Residents Approve $9.7 Million In School Expansions

0
3742
A six-classroom wing will be added to Elizabeth M. Baker Elementary School. (Photo courtesy of Great Neck Public Schools)

A referendum proposing $9,749,469 be invested for capital improvements to Elizabeth M. Baker Elementary School and Lakeville Elementary School passed last Tuesday, Dec. 3, by a vote of 560-199 from Great Neck School District residents. The money will be used to add classroom space to both schools in order to compensate for ongoing and projected increases in student population.

“We’re continuing to grow from a student population standpoint, and we’re just trying to make sure we have the infrastructure to give those students the same excellent educational opportunities that we have given students in the past,” Great Neck Public Schools Assistant Superintendent of Business and Finance John Powell told the Great Neck Record. “We want to continue to be a high-performing school district, and in order to do that you need to have the support and infrastructure.”

E.M. Baker will receive a new wing that will hold six classrooms, bathrooms, a reconstructed staircase and an elevator and ramp to ensure compliance with the Americans With Disabilities Act, in addition to a redesign of the bus loop and parent-drop-off area. Lakeville will receive an addition to its east wing that will add two classrooms.

The additions are projected to take around three years to complete. In the meantime, the district has dealt with its increased student population at E.M. Baker and Lakeville by converting rooms meant to serve as office space or recreation rooms into instructional space.

Powell attributed the referendum’s landslide victory to the quality of the school district and its popularity with residents.

“People are very satisfied with the instructional program that’s being offered in Great Neck,” he said. “When our students leave our school district, they go on to higher education and they do well in life. It is a great setting to both raise and educate your child.”

The building projects themselves will not result in any tax increases for residents living within the school district, since the money for the capital improvements is being drawn the district’s unassigned fund balance accrued from surpluses over the years. However, Powell added that as the additions come into use, and the district has to hire additional teachers and maintenance personnel to service them, the cost of those hires will necessitate a tax bump.

“There will be additional teachers coming in over at Baker, Lakeville maybe not,” Powell said. “There’s no projected increases in taxes for the actual construction, but the operating costs for teachers and additional custodial operations will be a part of us having to fund that.”

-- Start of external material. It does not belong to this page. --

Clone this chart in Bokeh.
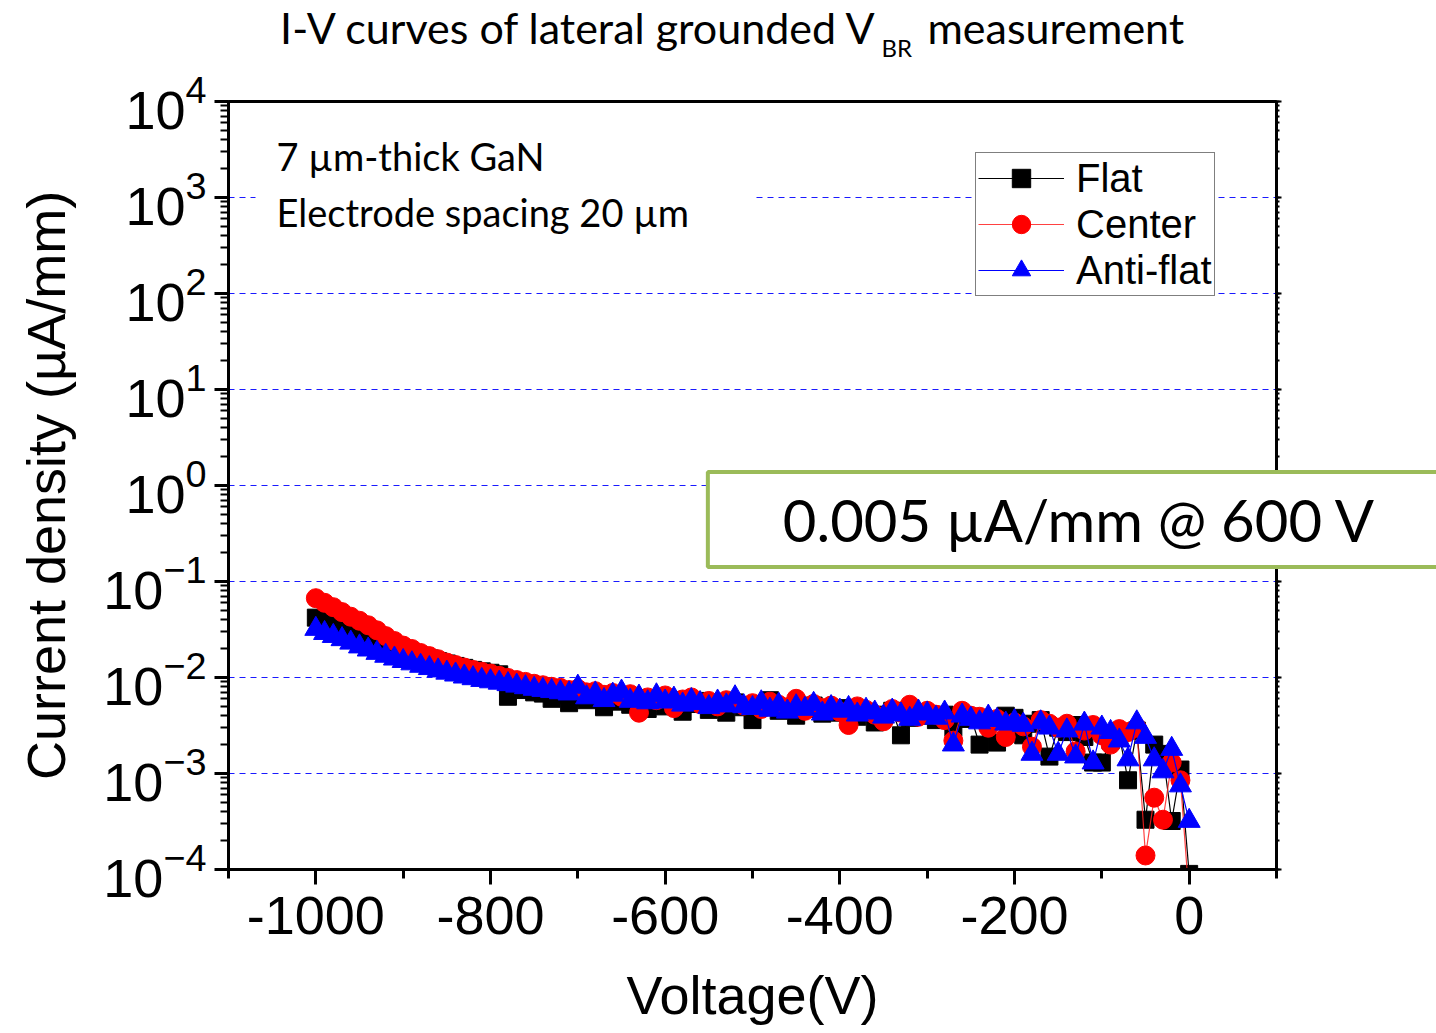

Since both E.M. Baker and Lakeville serve the youngest portions of Great Neck’s student body, Powell said the district will weigh proposing similar expansions to its middle schools and high schools in the future as those now-elementary school students get older.

“We’re already looking at that,” Powell said. “We’re going to do a spatial study at the feeder schools from these buildings, look at our existing configurations of classes and see what we have to do to accommodate those students moving up.”

While the district feels the additions will aid their mission to provide quality education to students, Powell added that ultimately the facilities are not what make Great Neck’s schools as renowned as they are.

“We’ve got an excellent teaching staff,” Powell said. “We’ve got an excellent administrative staff, custodial, secretaries, para-professionals and food service, all of them working as a team. There’s always room for improvement, but the public has confidence in what we’re doing.”